What to produce: Within the records that follow, restate exactly the lines from the line with "Recreate this image" down to the line with "-- ++(-225,-35) -- cycle;", including both. Omit the pictures.

Data section:
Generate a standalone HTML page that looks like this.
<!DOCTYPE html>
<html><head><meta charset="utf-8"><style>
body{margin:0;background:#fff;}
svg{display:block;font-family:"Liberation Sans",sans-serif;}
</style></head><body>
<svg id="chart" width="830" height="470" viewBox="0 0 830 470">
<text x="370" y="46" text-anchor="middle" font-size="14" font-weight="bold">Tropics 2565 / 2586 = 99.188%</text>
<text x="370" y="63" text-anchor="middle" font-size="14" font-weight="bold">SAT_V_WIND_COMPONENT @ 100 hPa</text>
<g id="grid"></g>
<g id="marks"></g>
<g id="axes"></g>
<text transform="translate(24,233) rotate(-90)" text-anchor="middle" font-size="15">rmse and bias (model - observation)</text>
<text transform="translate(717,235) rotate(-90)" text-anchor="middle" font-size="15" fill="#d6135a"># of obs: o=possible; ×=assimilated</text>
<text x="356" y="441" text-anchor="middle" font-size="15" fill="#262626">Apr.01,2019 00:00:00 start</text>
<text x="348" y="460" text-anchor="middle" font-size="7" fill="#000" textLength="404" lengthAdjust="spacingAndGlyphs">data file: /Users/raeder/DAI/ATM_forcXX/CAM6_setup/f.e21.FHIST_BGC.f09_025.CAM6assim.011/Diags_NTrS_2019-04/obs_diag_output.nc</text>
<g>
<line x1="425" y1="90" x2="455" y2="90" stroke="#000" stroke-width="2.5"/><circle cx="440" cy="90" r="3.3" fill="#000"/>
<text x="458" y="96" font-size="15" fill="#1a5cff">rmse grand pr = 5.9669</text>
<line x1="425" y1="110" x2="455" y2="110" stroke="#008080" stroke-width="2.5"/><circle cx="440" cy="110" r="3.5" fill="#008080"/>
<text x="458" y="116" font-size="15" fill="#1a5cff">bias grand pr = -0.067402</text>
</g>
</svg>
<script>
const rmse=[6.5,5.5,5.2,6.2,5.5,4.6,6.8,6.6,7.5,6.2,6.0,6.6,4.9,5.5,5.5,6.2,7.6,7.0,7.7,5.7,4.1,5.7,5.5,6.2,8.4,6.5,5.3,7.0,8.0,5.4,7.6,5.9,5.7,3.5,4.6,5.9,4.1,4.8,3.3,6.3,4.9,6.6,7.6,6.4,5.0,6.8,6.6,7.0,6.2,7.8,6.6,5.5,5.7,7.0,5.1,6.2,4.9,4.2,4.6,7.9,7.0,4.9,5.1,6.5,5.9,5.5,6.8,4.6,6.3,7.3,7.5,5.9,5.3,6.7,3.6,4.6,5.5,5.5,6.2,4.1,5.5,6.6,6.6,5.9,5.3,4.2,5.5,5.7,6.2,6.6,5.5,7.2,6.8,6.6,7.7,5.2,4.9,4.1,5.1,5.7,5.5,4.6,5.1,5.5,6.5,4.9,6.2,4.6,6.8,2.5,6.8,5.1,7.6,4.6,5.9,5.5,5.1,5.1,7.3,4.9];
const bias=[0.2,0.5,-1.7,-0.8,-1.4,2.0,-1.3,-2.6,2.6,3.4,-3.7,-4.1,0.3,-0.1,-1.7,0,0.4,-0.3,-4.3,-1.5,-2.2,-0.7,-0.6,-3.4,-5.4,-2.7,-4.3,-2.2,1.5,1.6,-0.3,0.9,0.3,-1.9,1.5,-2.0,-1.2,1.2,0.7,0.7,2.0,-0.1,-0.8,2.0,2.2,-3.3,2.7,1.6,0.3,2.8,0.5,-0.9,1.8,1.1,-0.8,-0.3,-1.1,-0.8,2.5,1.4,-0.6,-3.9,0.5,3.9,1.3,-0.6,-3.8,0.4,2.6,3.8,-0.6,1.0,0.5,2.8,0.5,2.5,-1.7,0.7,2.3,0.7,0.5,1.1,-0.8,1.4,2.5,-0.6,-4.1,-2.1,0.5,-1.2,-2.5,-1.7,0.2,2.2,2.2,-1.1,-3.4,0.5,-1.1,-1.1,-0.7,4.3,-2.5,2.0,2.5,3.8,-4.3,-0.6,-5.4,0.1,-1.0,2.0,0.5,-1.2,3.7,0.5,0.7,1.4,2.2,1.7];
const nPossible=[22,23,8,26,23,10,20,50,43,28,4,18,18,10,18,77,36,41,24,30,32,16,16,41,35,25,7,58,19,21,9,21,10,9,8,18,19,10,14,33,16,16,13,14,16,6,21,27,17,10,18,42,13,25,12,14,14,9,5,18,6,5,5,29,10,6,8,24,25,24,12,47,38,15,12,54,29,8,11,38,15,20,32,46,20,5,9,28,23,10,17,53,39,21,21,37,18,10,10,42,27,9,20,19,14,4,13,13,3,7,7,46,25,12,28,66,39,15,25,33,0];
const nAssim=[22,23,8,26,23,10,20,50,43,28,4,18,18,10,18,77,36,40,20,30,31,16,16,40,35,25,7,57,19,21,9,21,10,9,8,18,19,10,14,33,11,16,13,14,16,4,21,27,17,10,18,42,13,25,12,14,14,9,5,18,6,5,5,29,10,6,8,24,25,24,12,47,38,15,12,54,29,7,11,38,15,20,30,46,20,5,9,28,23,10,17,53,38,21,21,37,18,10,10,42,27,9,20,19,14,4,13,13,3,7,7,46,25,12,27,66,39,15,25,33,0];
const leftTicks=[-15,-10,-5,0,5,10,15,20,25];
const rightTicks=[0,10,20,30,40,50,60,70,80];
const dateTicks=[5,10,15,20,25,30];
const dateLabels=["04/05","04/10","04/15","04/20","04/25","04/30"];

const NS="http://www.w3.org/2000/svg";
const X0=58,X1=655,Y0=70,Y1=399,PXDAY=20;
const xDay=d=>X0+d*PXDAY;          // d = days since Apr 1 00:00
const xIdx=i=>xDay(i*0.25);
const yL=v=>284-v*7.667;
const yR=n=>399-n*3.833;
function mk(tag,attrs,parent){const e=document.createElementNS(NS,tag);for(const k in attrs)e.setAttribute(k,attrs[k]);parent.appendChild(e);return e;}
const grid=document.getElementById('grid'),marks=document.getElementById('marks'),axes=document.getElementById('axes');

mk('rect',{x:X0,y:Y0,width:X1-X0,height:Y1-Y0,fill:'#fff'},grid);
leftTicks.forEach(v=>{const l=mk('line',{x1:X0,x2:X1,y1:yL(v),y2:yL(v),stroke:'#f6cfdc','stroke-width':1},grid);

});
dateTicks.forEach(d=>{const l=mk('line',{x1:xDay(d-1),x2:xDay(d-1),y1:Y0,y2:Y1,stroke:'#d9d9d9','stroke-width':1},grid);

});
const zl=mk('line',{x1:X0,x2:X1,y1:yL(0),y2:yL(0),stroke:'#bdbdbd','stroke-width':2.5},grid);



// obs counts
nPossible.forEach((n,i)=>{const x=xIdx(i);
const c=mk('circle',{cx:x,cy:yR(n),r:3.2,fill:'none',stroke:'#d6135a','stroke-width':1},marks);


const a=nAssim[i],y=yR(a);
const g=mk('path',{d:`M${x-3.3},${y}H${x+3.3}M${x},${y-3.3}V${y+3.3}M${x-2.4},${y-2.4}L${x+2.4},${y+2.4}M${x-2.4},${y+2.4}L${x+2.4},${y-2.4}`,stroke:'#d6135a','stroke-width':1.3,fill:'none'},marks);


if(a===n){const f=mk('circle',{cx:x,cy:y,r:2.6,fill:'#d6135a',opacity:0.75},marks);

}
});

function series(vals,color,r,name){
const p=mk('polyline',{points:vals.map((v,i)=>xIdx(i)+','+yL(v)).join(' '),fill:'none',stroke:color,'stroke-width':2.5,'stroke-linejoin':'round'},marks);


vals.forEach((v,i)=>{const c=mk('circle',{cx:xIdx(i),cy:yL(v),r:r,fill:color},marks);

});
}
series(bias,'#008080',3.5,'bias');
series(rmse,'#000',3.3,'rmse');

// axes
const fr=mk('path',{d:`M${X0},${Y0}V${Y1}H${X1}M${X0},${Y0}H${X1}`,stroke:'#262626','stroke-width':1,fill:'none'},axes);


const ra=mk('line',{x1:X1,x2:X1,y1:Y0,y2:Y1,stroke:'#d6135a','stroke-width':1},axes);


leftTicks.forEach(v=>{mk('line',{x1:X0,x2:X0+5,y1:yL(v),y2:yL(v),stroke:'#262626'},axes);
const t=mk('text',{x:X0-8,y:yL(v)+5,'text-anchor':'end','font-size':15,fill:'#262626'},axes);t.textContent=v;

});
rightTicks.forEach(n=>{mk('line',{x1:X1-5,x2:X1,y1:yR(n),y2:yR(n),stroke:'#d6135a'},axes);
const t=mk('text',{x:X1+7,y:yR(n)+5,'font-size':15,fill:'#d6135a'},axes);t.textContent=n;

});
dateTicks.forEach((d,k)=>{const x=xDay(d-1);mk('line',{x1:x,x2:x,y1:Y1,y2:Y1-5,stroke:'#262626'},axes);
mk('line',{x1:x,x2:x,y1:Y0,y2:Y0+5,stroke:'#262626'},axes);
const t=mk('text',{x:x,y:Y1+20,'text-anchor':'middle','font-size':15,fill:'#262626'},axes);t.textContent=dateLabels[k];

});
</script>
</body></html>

...

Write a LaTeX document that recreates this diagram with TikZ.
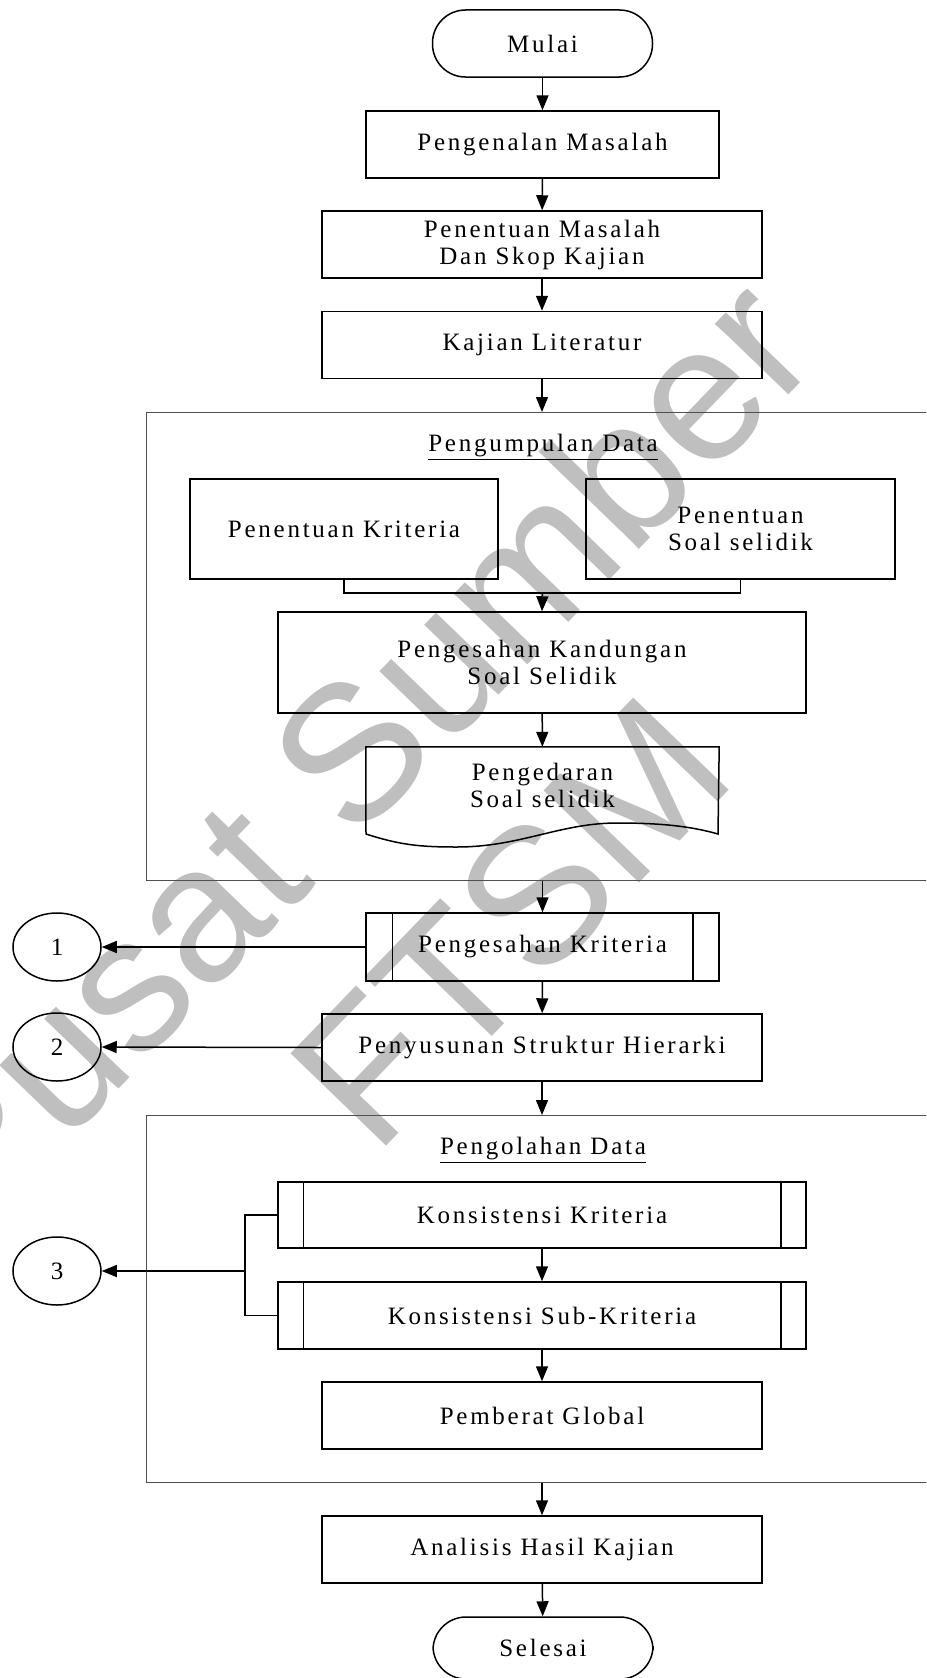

--

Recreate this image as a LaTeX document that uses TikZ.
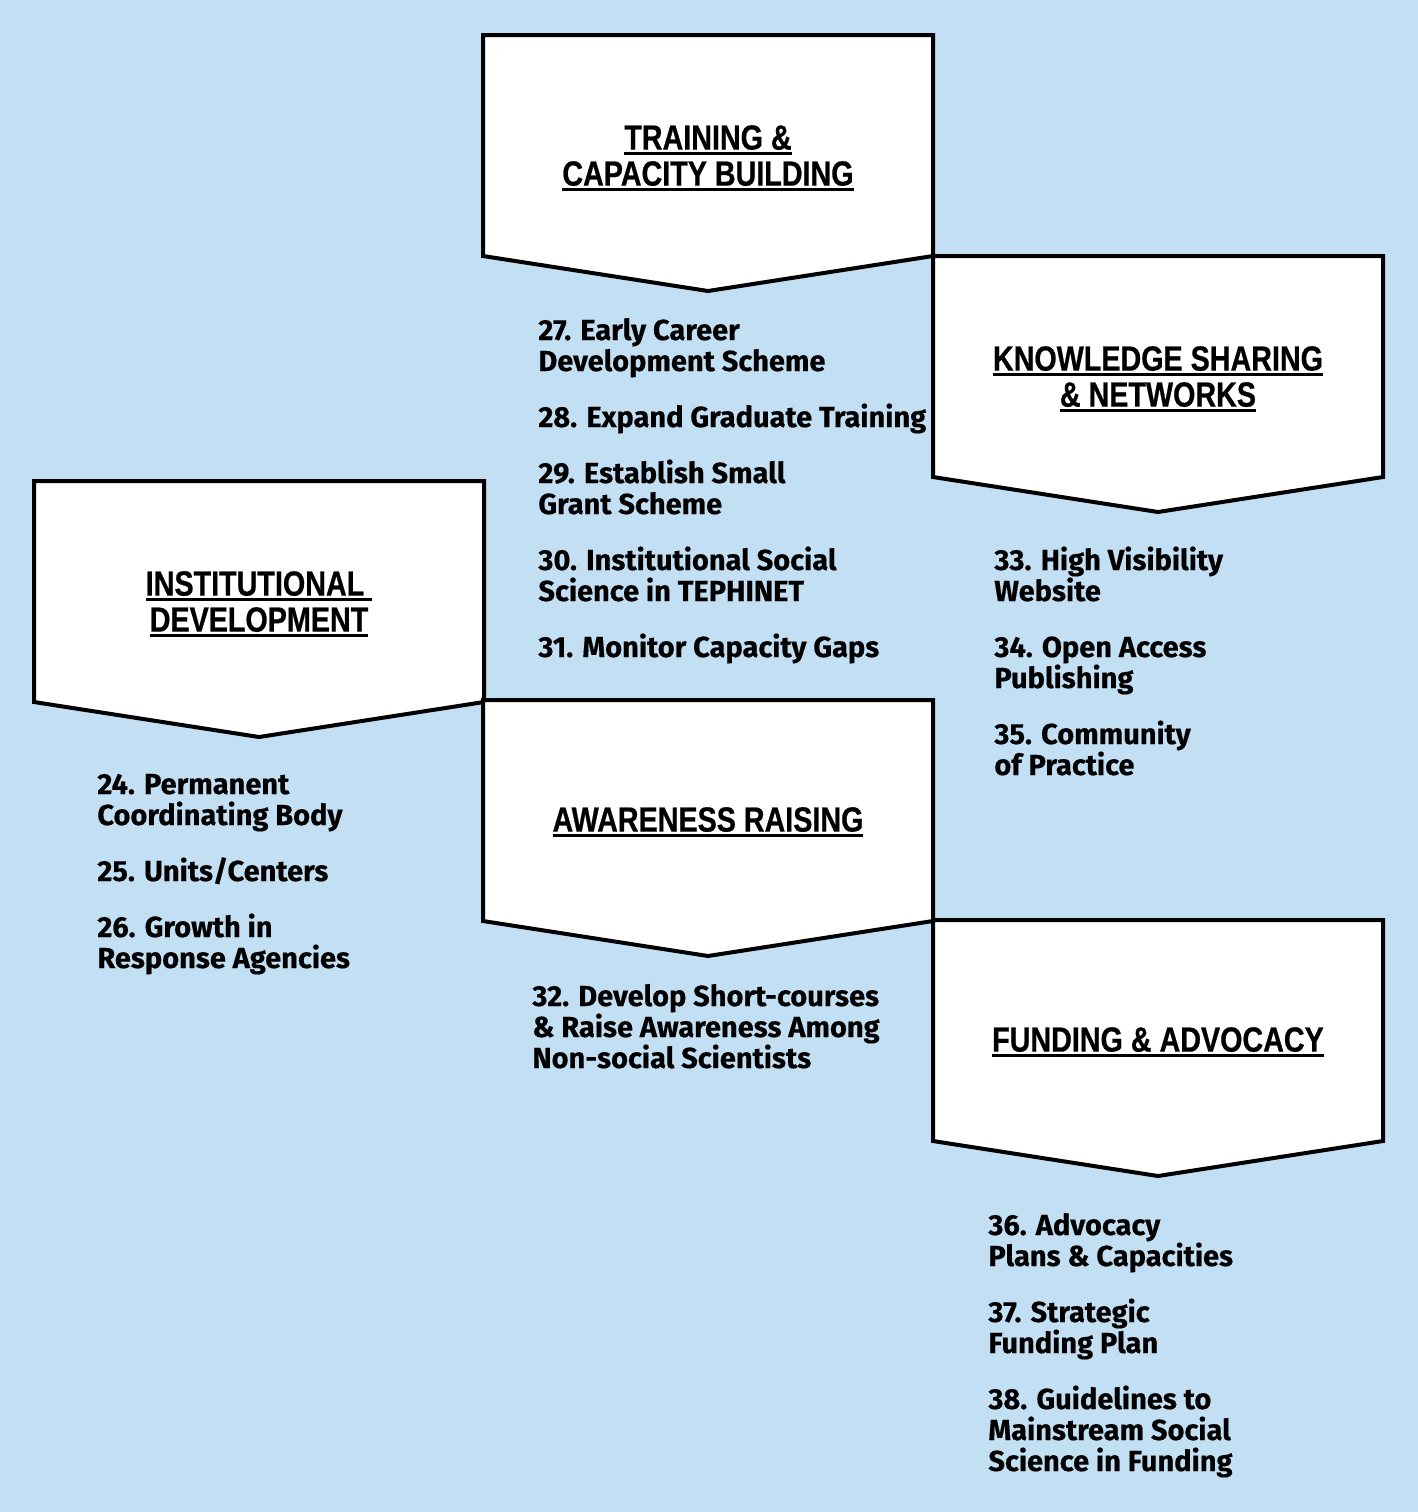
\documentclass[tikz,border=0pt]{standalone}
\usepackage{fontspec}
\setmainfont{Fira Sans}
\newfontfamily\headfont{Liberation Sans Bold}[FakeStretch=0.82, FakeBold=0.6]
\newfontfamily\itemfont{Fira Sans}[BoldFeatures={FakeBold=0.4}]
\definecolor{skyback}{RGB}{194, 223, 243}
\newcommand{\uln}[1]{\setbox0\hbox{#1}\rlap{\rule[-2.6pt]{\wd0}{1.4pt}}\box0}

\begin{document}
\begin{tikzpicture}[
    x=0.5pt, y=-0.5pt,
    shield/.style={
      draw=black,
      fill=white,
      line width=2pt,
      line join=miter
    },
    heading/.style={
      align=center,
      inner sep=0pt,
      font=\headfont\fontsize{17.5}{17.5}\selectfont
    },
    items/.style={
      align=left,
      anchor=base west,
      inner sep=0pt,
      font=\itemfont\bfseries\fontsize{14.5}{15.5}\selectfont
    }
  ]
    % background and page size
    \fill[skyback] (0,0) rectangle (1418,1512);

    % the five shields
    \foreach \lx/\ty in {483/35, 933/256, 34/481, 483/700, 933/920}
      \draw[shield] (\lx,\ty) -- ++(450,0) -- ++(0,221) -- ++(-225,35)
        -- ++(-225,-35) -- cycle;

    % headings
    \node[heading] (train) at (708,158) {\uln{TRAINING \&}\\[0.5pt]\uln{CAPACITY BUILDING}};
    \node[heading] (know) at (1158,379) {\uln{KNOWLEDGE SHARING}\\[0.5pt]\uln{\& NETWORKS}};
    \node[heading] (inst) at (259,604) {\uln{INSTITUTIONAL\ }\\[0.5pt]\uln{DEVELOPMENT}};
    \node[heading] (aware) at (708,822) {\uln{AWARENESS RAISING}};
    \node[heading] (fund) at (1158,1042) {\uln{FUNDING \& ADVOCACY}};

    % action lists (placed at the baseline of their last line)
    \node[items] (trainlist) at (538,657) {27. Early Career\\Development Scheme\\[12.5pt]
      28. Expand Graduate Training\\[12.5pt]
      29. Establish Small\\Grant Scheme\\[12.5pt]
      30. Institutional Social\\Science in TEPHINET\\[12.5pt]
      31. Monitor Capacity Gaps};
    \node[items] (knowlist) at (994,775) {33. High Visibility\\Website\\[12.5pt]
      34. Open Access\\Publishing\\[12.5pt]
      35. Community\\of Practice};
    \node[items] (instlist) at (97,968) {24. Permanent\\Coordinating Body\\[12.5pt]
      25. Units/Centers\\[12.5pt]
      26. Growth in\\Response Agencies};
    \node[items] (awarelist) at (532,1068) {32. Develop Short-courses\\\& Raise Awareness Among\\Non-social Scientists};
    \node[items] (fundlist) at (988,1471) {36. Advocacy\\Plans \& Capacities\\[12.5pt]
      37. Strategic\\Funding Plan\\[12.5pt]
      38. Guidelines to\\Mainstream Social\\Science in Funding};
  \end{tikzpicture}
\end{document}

Reply:
Recreate this image as a LaTeX document that uses TikZ.
\documentclass[tikz,border=0pt]{standalone}
\usepackage{fontspec}
\setmainfont{Fira Sans}
\newfontfamily\headfont{Liberation Sans Bold}[FakeStretch=0.82, FakeBold=0.6]
\newfontfamily\itemfont{Fira Sans}[BoldFeatures={FakeBold=0.4}]
\definecolor{skyback}{RGB}{194, 223, 243}
\newcommand{\uln}[1]{\setbox0\hbox{#1}\rlap{\rule[-2.6pt]{\wd0}{1.4pt}}\box0}

\begin{document}
\begin{tikzpicture}[
    x=0.5pt, y=-0.5pt,
    shield/.style={
      draw=black,
      fill=white,
      line width=2pt,
      line join=miter
    },
    heading/.style={
      align=center,
      inner sep=0pt,
      font=\headfont\fontsize{17.5}{17.5}\selectfont
    },
    items/.style={
      align=left,
      anchor=base west,
      inner sep=0pt,
      font=\itemfont\bfseries\fontsize{14.5}{15.5}\selectfont
    }
  ]
    % background and page size
    \fill[skyback] (0,0) rectangle (1418,1512);

    % the five shields
    \foreach \lx/\ty in {483/35, 933/256, 34/481, 483/700, 933/920}
      \draw[shield] (\lx,\ty) -- ++(450,0) -- ++(0,221) -- ++(-225,35)
        -- ++(-225,-35) -- cycle;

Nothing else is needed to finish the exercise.